Aston secured the A$400 million of subscriptions needed for its initial public offering through a book build at A$5.96 a share, down from the A$8.20 price the shares were being marketed at earlier this week, the person said.

The company, controlled by founder Nathan Tinkler, had originally sought to raise around A$400 million from an IPO and list itself on the Australian Securities Exchange with a market value of about A$1.5 billion, despite paying about a third of that amount for its key asset less than a year ago.

Tinkler agreed last November to buy the Maules Creek coal prospect from Rio Tinto Ltd. (RTP) for US$480 million at a time when the diversified mining giant was continuing its divestment strategy to shore up its balance sheet. Commodity prices at the time, however, had recovered somewhat from the doldrums of late 2008 and early 2009.

The coal property, containing metallurgical and thermal coal, is in the Gunnedah Basin in northern New South Wales state. It is yet to be developed and access to rail and port facilities still need to be finalized.

Tinkler intended to keep a near 40% interest in the newly listed entity, and Asian commodities traders Noble Group Ltd. (N21.SG) and Itochu Corp. (ITOCY) have agreed to become cornerstone investors in Aston.

Presumably, the float was timed to capitalize on strong demand for Australian coal assets, which have attracted takeover offers together worth more than US$6 billion so far this year.

The Aston bookbuild, however, came at the same time that another Australian coal company, Gloucester Coal Ltd. (GCL.AU), was conducting a share issue, which potentially soaked up liquidity. The Gloucester secondary offer came at a 26% discount.

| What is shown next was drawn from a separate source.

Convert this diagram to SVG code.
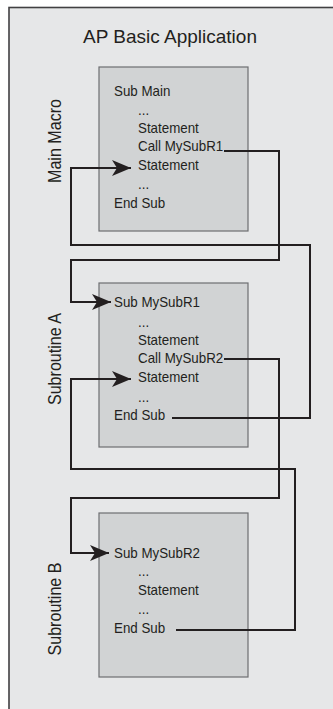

Aston is also talking to a potential third-party investor, the person said Thursday.

Its listing is the first major IPO to test the Australian market since a few disappointing floats late last year left the primary market all but shut.

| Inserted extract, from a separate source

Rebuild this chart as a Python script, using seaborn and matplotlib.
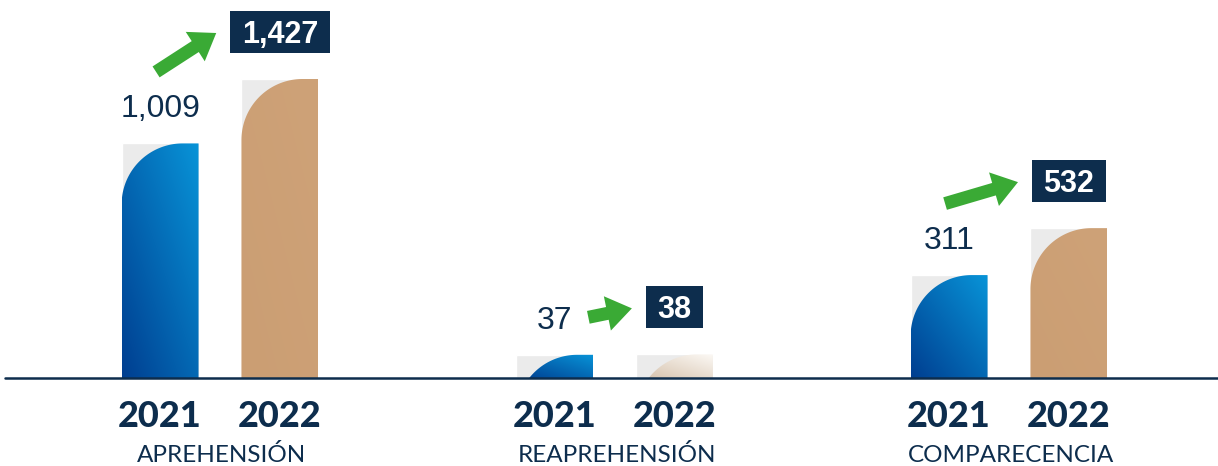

Most recently, Bilfinger Berger AG (GBF.XE) was marketing its Australian construction business to raise up to A$1.39 billion but that deal, which was being viewed as a bellwether for the nation's IPO market, was pulled last month because the group couldn't achieve sufficient demand at its asking price.

The last large IPO, for department store Myer Group Holdings (MYR.AU), is currently trading 15% below its offer price, compared to a 0.2% rise in the broader market since Myer listed in November.

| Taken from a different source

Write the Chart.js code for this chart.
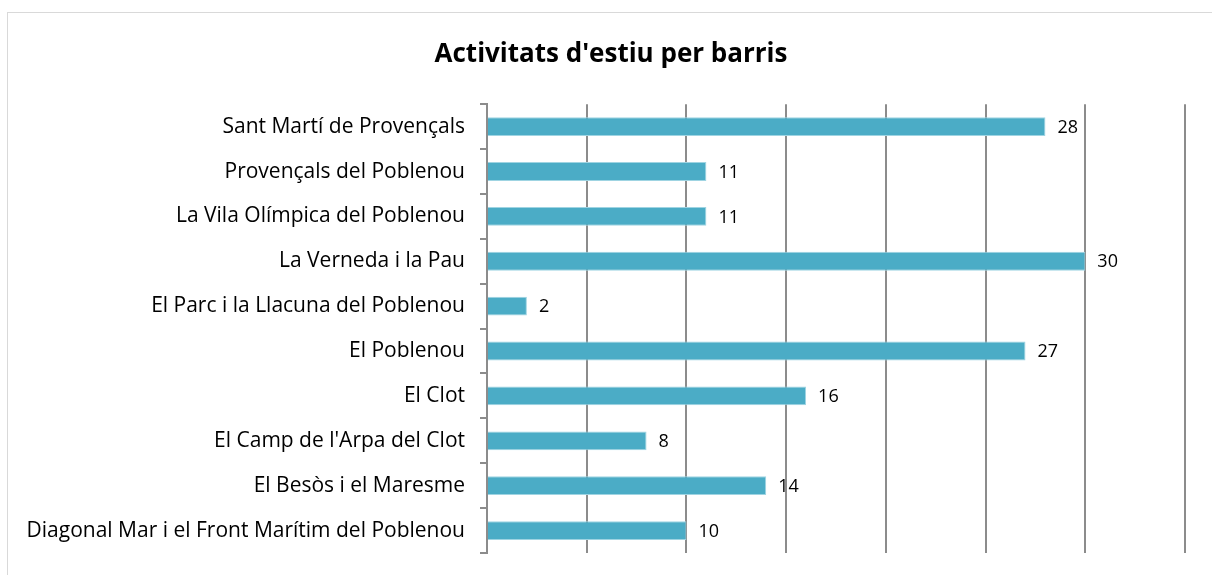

It's been a different story in Australia's coal sector, where company share prices have skyrocketed on takeover activity, including Thai miner Banpu PCL's (BANPU.TH) bid for Centennial Coal Co. (CEY.AU) and India's Adani Enterprises bid for a coal property owned by Linc Energy Ltd. (LNC.AU).

The deal activity has been fueled by a gradual recovery in commodity prices, continued projections of high long-term demand for commodities from Asia, and new Australia's Prime Minister Julia Gillard's decision to water down a proposed tax on miners.